Interview: Aisha bin Bishr

How is blockchain technology reshaping the public sector and its administrative procedures?

AISHA BIN BISHR: When the Dubai Blockchain Strategy was launched in October 2016 we understood it would be a key long-term technology for enhancing government performance. However, it is important to note that the technology is still nascent and more pilot schemes will be needed in order to fully understand the effects of its implementation. Nonetheless, we have isolated three key areas in the blockchain strategy. The first is to improve efficiency in government, which involves identifying and implementing blockchain solutions across all industry sectors. The second is to focus on attracting start-ups and supporting the blockchain ecosystem. This is being achieved, in part, through the Smart Dubai Global Blockchain Challenge, the latest iteration of which took place in April 2019 and attracted 700 applicants. The top-20 applicants were invited to Dubai to present their blockchain solutions to leading government and private sector companies.

The last area is to become a global thought leader for blockchain. In 2018 we launched the Dubai Pay Blockchain Settlement and Reconciliation System, our first live app using the technology. As a result of the app, processes that once took 45 days now take place in seconds. The pilot project originally involved just four government departments, however, due to its success, we hope to add 45 government entities to the platform by the end of 2019. Finance is just one industry where this technology can be used. We have identified many other areas where blockchain can be effectively implemented, such as urban mobility, where it could potentially be used to track the use of cars and the performance of vehicles over their life cycles.

However, as blockchain networks involve a lot of different partners, there remain a lot of questions that need to be addressed, such as: who will pay for the setup? Who will own the intellectual property rights of the data? To answer these questions and ensure clarity on best practices, we will soon be launching official blockchain implementation policies for Dubai.

In what ways will 5G infrastructure help Dubai meet its targets for sustainable economic growth?

BISHR: When it comes to digital transformation, 5G technology plays a crucial role. It is a technology with many uses, an example of which is self-driving cars, which are unable to operate successfully using 4G due to the amount of data being transferred with every movement. There is also a need for increased bandwidth in the emirate to support apps such as Dubai Now, a government initiative that provides residents with access to numerous smart services.

What strategies are being deployed to reach the goal of becoming a paper-free city by 2021?

BISHR: The Dubai paperless strategy comprises three core elements. The first is technology: we seek to understand and implement the best technologies in order to ensure all transactions are not only 100% digital, but provide a seamless and efficient user experience as well. The second issue is legislation, which involves improving frameworks to cope with changes that result from paperless initiatives. We are working closely with the authorities to amend existing laws or decrees to accept electronic documentation and signatures as proof of ownership and transactions.
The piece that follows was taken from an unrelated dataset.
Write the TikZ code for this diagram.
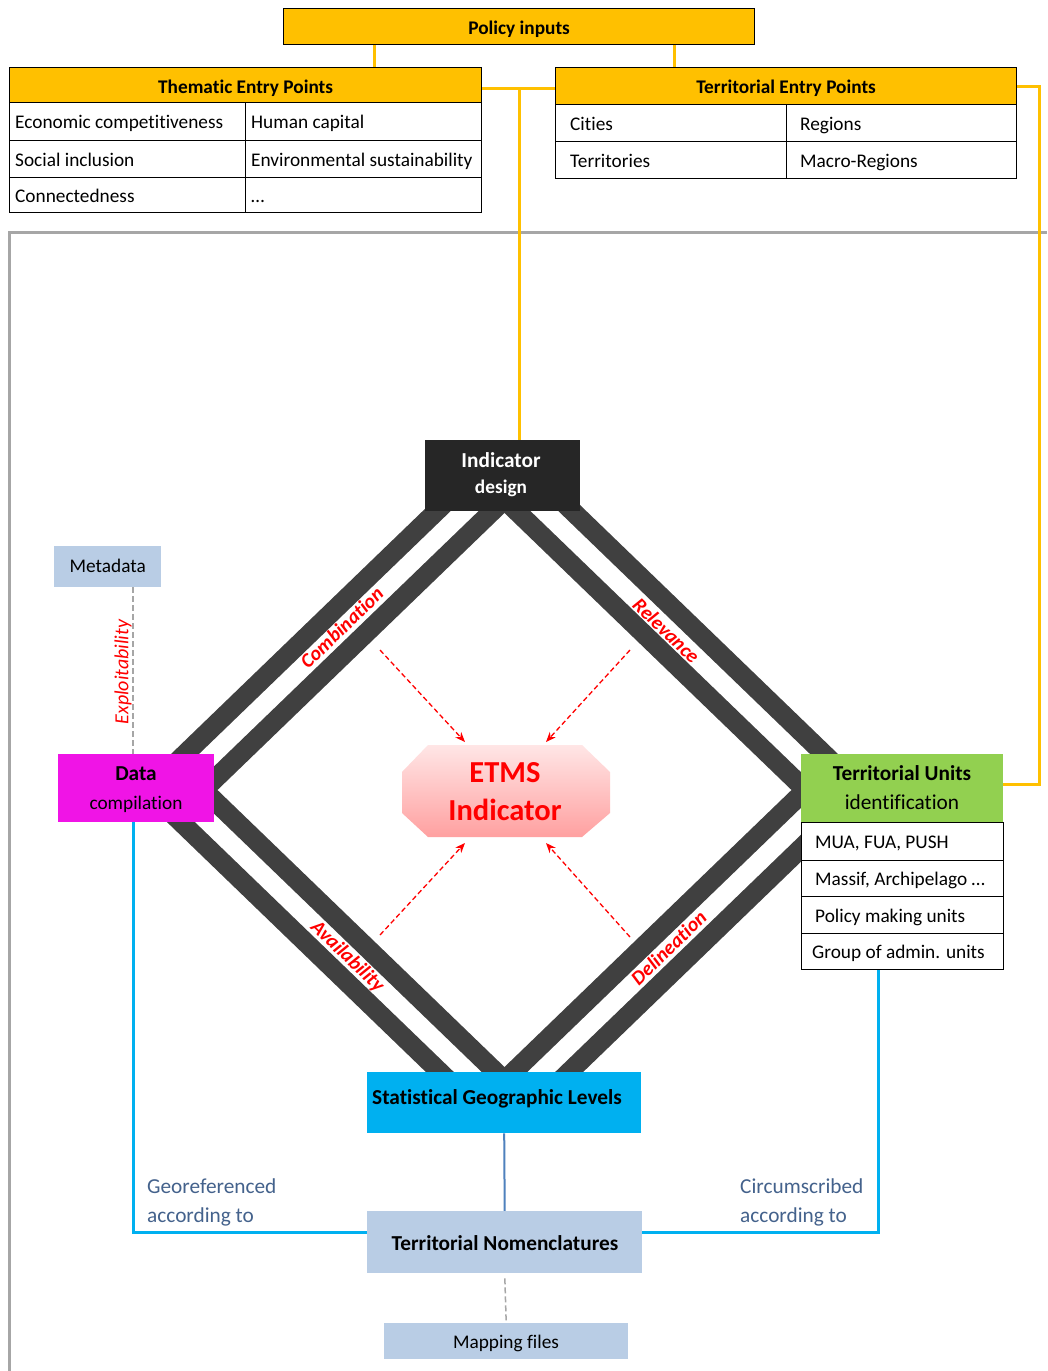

The last element is cultural change. Once we have digitised all transactions and have successfully worked with the respective legislative committees to accept digital documents, we will start to operate city-wide workshops to teach the public about the social, economic and environmental benefits of going paperless, encouraging them to embrace this new way of interacting with city services. As a result of the Dubai paperless strategy and the 100% digitalisation of all government services, we expect to annually save over 130,000 trees, around 40 hours of work per person and over $10m.